Insomma, classico esempio di comunicazione non pervenuta: eppure, tutto mi pareva assai chiaro: possibile che qualche sommelier abbia problemi di diottrie? Soprattutto: la lunga lettura del Times (cliccare i link aiuta molto a comprendere) avrebbe consentito di esprimere commenti un po' meno acidi, e, spiace dirlo, assai coda-di-paglia. Da addetto ai lavori, e da frequentatore di sommelier, so benissimo che le quattro, semplici regolette elencate da Andrea non sono, propriamente, legge incisa nella pietra: io ho trovato quel richiamo assolutamente opportuno. O forse la funzione del sommelier è talmente sacrale da non sopportare alcun genere di appunto? Tra l'altro, nessun commentatore del Times Online ha rilevato questa grave, lacerante offesa alla dignità del sommellier.

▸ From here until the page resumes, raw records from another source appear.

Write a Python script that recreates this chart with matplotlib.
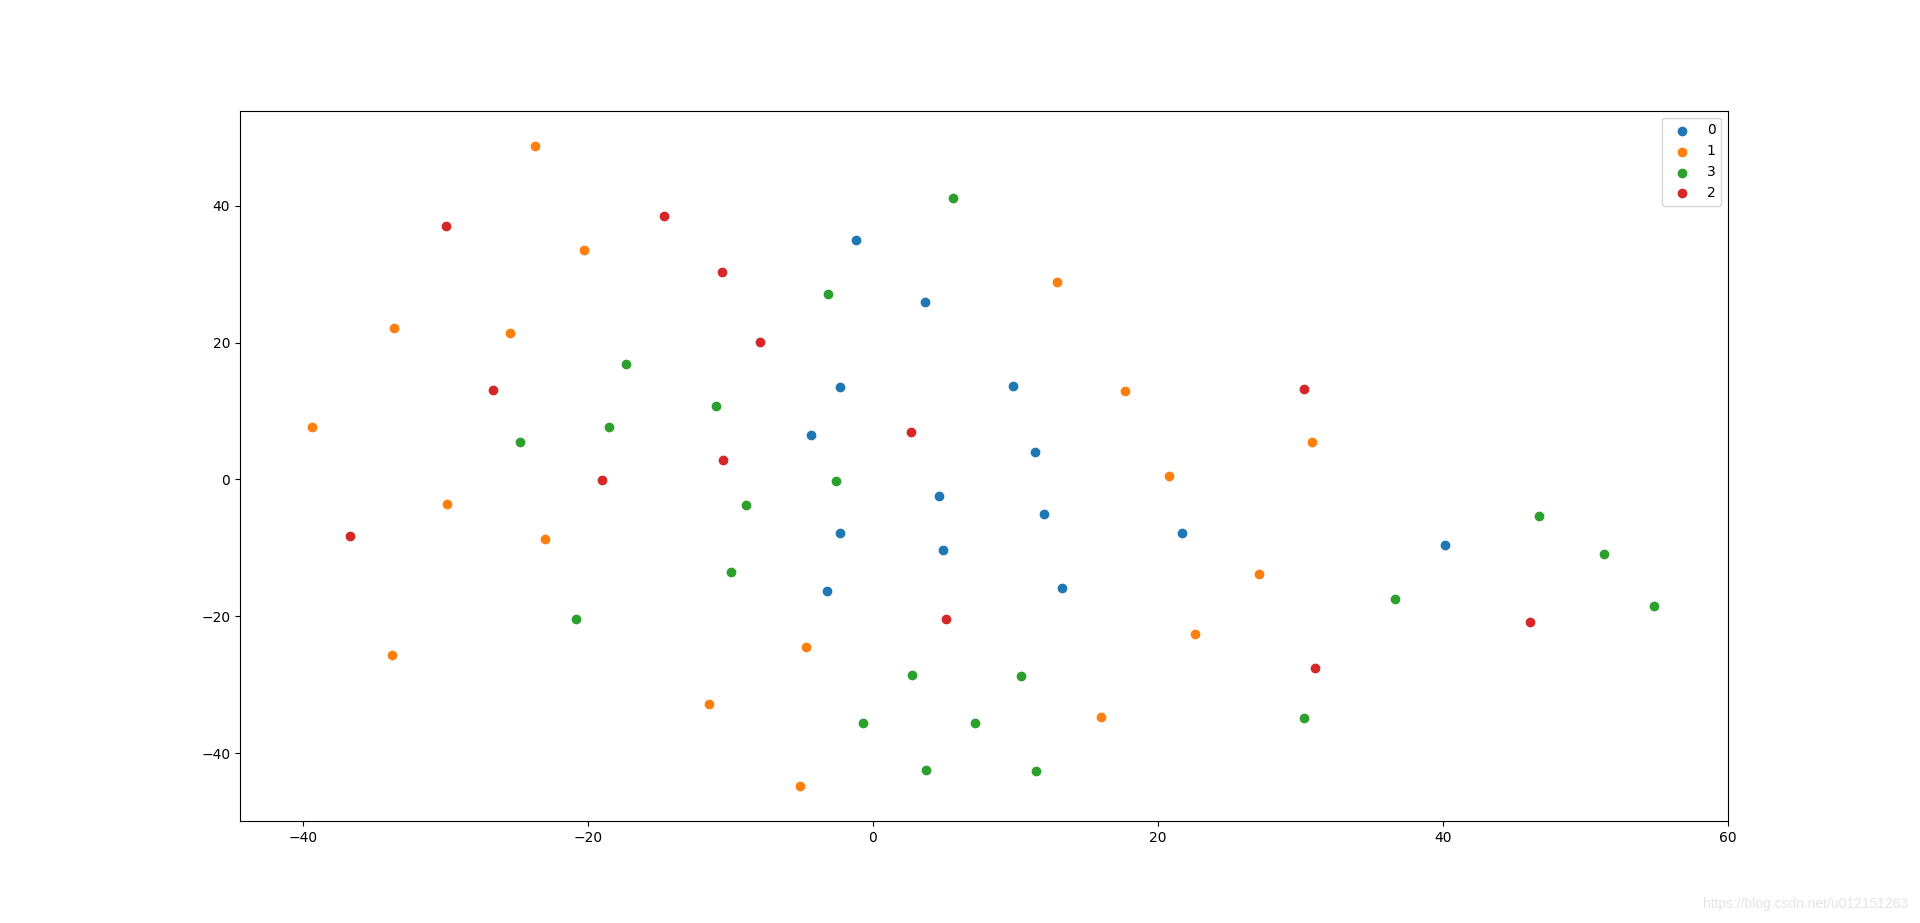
import matplotlib
matplotlib.use('Agg')
import matplotlib.pyplot as plt

# cluster 0
x0 = [-1.15, 3.69, -2.27, 9.80, -4.31, 11.41, 4.67, 12.04, -2.27, 21.66, 4.95, 40.11, 13.24, -3.19]
y0 = [34.94, 25.88, 13.45, 13.60, 6.43, 3.95, -2.49, -5.12, -7.89, -7.89, -10.38, -9.65, -15.94, -16.37]

# cluster 1
x1 = [-23.68, -20.24, -33.57, -25.43, -39.33, 12.95, 17.66, 30.78, 20.75, -29.85, -22.98, 27.06,
      22.57, -4.66, -33.71, -11.47, 16.04, -5.08]
y1 = [48.68, 33.48, 22.08, 21.43, 7.60, 28.80, 12.87, 5.41, 0.44, -3.65, -8.77, -13.89,
      -22.66, -24.56, -25.73, -32.89, -34.80, -44.88]

# cluster 3
x3 = [5.66, -3.12, -17.29, -10.98, -18.48, -24.73, -2.55, -8.87, -9.92, 46.71, 51.27, 36.67, 54.78,
      -20.80, 2.78, 10.43, -0.66, 7.20, 30.22, 3.76, 11.48]
y3 = [41.08, 27.05, 16.81, 10.67, 7.60, 5.41, -0.29, -3.80, -13.60, -5.41, -10.96, -17.54, -18.57,
      -20.47, -28.65, -28.80, -35.67, -35.67, -34.94, -42.54, -42.69]

# cluster 2
x2 = [-14.62, -29.96, -10.55, -7.89, -26.62, 30.22, 2.71, -10.48, -18.98, -36.66, 5.16, 46.08, 30.99]
y2 = [38.45, 36.99, 30.26, 20.03, 13.01, 13.25, 6.87, 2.78, -0.15, -8.33, -20.47, -20.91, -27.63]

fig = plt.figure(figsize=(19.2, 9.23), dpi=100)
plt.scatter(x0, y0, label='0')
plt.scatter(x1, y1, label='1')
plt.scatter(x3, y3, label='3')
plt.scatter(x2, y2, label='2')
plt.xlim(-44.4, 60.0)
plt.ylim(-50.0, 53.9)
plt.legend(loc='upper right')

fig.text(0.9937, 0.0206, 'https://blog.csdn.net/u012151283', ha='right', va='center',
         fontsize=10, color='#e4e4e4', family='Liberation Sans')

plt.savefig('out.png', format='png')
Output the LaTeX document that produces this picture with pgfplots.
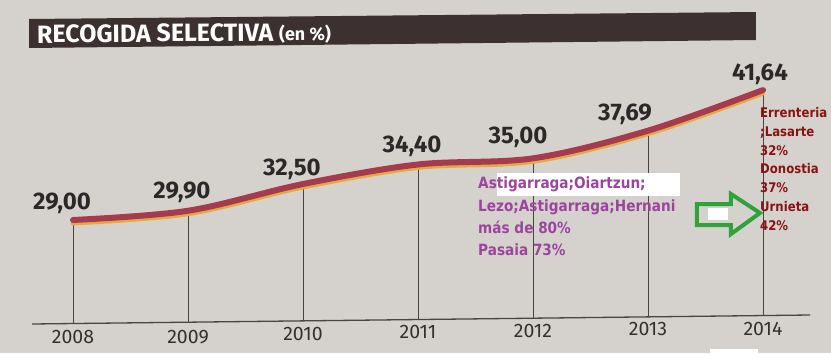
\documentclass[border=0pt]{standalone}
\usepackage{pgfplots}
\usepackage{pgfplotstable}
\pgfplotsset{compat=1.18}
\usepackage{fontspec}
\setmainfont{Fira Sans}
\newfontfamily\annfont[FakeStretch=0.88]{DejaVu Sans}
\definecolor{bg}{HTML}{D5D2CE}
\definecolor{barcol}{HTML}{3C3030}
\definecolor{linecol}{HTML}{A63A4E}
\definecolor{shadowcol}{HTML}{E2AA40}
\definecolor{axiscol}{HTML}{4A4444}
\definecolor{labelcol}{HTML}{2C2828}
\definecolor{yearcol}{HTML}{333030}
\definecolor{purp}{HTML}{9C449E}
\definecolor{maroon}{HTML}{8A1212}
\definecolor{arrowgreen}{HTML}{2FA33A}
\newcommand\PX[1]{2008+(#1-73)/115}
\newcommand\PY[1]{29+(220-#1)/10.28}
\pgfplotstableread{
x y e
2008 29.00 10.07
2009 29.90 10.84
2010 32.50 13.32
2011 34.40 15.08
2012 35.00 15.55
2013 37.69 18.12
2014 41.64 21.94
}\data
\begin{document}
\begin{tikzpicture}
\begin{axis}[
  scale only axis, width=831pt, height=353pt,
  xmin=2007.3652, xmax=2014.5913, ymin=16.062, ymax=50.401,
  axis line style={draw=none},
  ytick=\empty,
  xtick={2008,2009,2010,2011,2012,2013,2014},
  xticklabels={2008,2009,\raisebox{3pt}{2010},\raisebox{5pt}{2011},\raisebox{6pt}{2012},\raisebox{8pt}{2013},\raisebox{8pt}{2014}},
  major tick length=0pt, tick style={draw=none},
  xticklabel style={anchor=base, yshift=10pt, inner sep=0pt, font=\fontsize{19.5}{20}\selectfont, text=yearcol},
  axis background/.style={fill=bg},
  clip=false,
]
% title bar
\fill[barcol] (axis cs:{\PX{29}},{\PY{19}}) -- (axis cs:{\PX{756}},{\PY{12}}) -- (axis cs:{\PX{756}},{\PY{40}}) -- (axis cs:{\PX{29}},{\PY{48}}) -- cycle;
\node[anchor=base west, text=white, inner sep=0pt, rotate=0.5] at (axis cs:{\PX{37}},{\PY{43}}) {\fontsize{25}{25}\selectfont\bfseries RECOGIDA SELECTIVA \fontsize{18}{18}\selectfont(en \%)};
% baseline
\draw[axiscol, line width=1.3pt] (axis cs:{\PX{32}},{\PY{324}}) -- (axis cs:{\PX{810}},{\PY{315}});
% drop lines
\addplot[forget plot, mark=none, draw=none, error bars/.cd, y dir=minus, y explicit, error mark=none, error bar style={draw=axiscol, line width=0.9pt}] table[x=x, y=y, y error minus=e] {\data};
% shadow and line
\addplot[smooth, tension=0.55, line width=4.5pt, color=shadowcol, line cap=round, yshift=-3.2pt, mark=none] table[x=x, y=y] {\data};
\addplot[smooth, tension=0.55, line width=6pt, color=linecol, line cap=round, mark=none] table[x=x, y=y] {\data};
% value labels
\begin{scope}[every node/.style={anchor=base, inner sep=0pt, text=labelcol, font=\fontsize{24}{24}\selectfont\bfseries}]
\node at (axis cs:{\PX{62}},{\PY{209}}) {29,00};
\node at (axis cs:{\PX{182}},{\PY{198}}) {29,90};
\node at (axis cs:{\PX{292}},{\PY{175}}) {32,50};
\node at (axis cs:{\PX{412}},{\PY{152}}) {34,40};
\node at (axis cs:{\PX{518}},{\PY{143}}) {35,00};
\node at (axis cs:{\PX{625}},{\PY{120}}) {37,69};
\node at (axis cs:{\PX{760}},{\PY{80}}) {41,64};
\end{scope}
% white patches
\fill[white] (axis cs:{\PX{497}},{\PY{173}}) rectangle (axis cs:{\PX{680}},{\PY{196}});
\fill[white] (axis cs:{\PX{710}},{\PY{349}}) rectangle (axis cs:{\PX{758}},{\PY{353}});
% purple annotation
\begin{scope}[every node/.style={anchor=base west, inner sep=0pt, text=purp, font=\annfont\bfseries\fontsize{15.5}{18}\selectfont}]
\node at (axis cs:{\PX{478}},{\PY{188}}) {Astigarraga;Oiartzun;};
\node at (axis cs:{\PX{478}},{\PY{211}}) {Lezo;Astigarraga;Hernani};
\node at (axis cs:{\PX{478}},{\PY{233}}) {más de 80\%};
\node at (axis cs:{\PX{478}},{\PY{255}}) {Pasaia 73\%};
\end{scope}
% arrow
\draw[arrowgreen, line width=4pt, line join=miter] (axis cs:{\PX{697}},{\PY{204}}) -- (axis cs:{\PX{731}},{\PY{204}}) -- (axis cs:{\PX{731}},{\PY{194}}) -- (axis cs:{\PX{760}},{\PY{213}}) -- (axis cs:{\PX{731}},{\PY{234}}) -- (axis cs:{\PX{731}},{\PY{225}}) -- (axis cs:{\PX{697}},{\PY{225}}) -- cycle;
\fill[white] (axis cs:{\PX{708}},{\PY{208}}) rectangle (axis cs:{\PX{728}},{\PY{220}});
% maroon annotation
\begin{scope}[every node/.style={anchor=base west, inner sep=0pt, text=maroon, font=\annfont\bfseries\fontsize{13.3}{16}\selectfont}]
\node at (axis cs:{\PX{760}},{\PY{117}}) {Errenteria};
\node at (axis cs:{\PX{760}},{\PY{136}}) {;Lasarte};
\node at (axis cs:{\PX{760}},{\PY{155}}) {32\%};
\node at (axis cs:{\PX{760}},{\PY{173}}) {Donostia};
\node at (axis cs:{\PX{760}},{\PY{192}}) {37\%};
\node at (axis cs:{\PX{760}},{\PY{211}}) {Urnieta};
\node at (axis cs:{\PX{760}},{\PY{230}}) {42\%};
\end{scope}
\end{axis}
\end{tikzpicture}
\end{document}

Propendo per qualche difetto di visualizzazione. Del resto, un commentatore chiosa: "non ho ben capito se tu andrea gori sei o no un sommelier". Ecco, appunto, capire meglio aiuterebbe (il commentatore).

[Piccola postfazione: ovviamente mi fa velo la mia amicizia con Andrea; anzi, colpevolmente, ho rimandato di segnalare che a Firenze da qualche tempo esiste un fighettodromo assolutamente imperdibile, l'Osteria Tornabuoni, in cui il prode Andrea è schierato, pensa un po', in quanto Sommelier. Qui una mirabolante galleria fotografica].

mercoledì, maggio 06, 2009

Scopri l'intruso


Nello stesso articolo, sul Resto Del Carlino, c'è l'intruso. Scoprilo. Nella prima parte si legge:
Sono dei veri e propri esperti di nettare degli dei i ladri che, la notte tra sabato e domenica, hanno messo le mani sugli scatoloni di vino in bottiglia che si trovavano nel rimorchio di un tir.
E poi prosegue:
Preziose bottiglie della ditta Cavit pronte per essere portate a destinazione il giorno successivo.

lunedì, maggio 04, 2009

Veniamo giù dai monti

Ma non è Tirolo; siamo lietamente fuggiti in Valtellina per il finesettimana allungatissimo; e per sentirci meno in colpa abbiamo caricato il bagagliaio di rossi valtellinesi.

Abbiamo visitato - anzi, ho visitato, ebbasta con 'sto plurale majestatis - ho visitato un paio di produttori interessanti, tra un ozio e un abbronzaggio. A parte il must Ar.pe.pe, presso il quale ho fatto solo assaggi di botte (rece prossimamente) ho aggiunto alla wish list Balgera, con tre nebbioloni ipertradizionalisti. Interessante il suo "Riserva del fondatore", un inedito mix delle 4 aree storiche valtellinesi, messo in vendita solo dopo lunga maturazione in legno, e in vetro. La maturità è la cifra stilistica da ricercare nei nebbioli di quest'area montagnosa: il tempo concede alle durezze di diventare carattere; quindi, onore al merito a Balgera, che affina i suoi rossi per periodi non piccoli, prima della commercializzazione. Nella borsa della spesa c'è il suo Sforzato "tradizionale" e quello appena più modernista (barrique quasi irrintracciabile) e sono vini del 1998, e 1999.

Un po' di immagini a corredo di tante fatiche; nella pic#1 le etichette di Balgera; la foto numero 2 ritrae la tipica vigna valtellinese, ripida, scoscesa e impercorribile (è vitivinicoltura eroica, non per niente). L'immagine nr.3 non ritrae la grotta di Alì Babà, ma la cantina di stagionatura degli iperbolici Bitto reperibili presso il mio ospite (quando si dice il caso), l'agriturismo Ribuntà. Infine, l'antro ritratto nella foto 4 è la cantina di Balgera, praticamente un'icona della cave vecchio stile.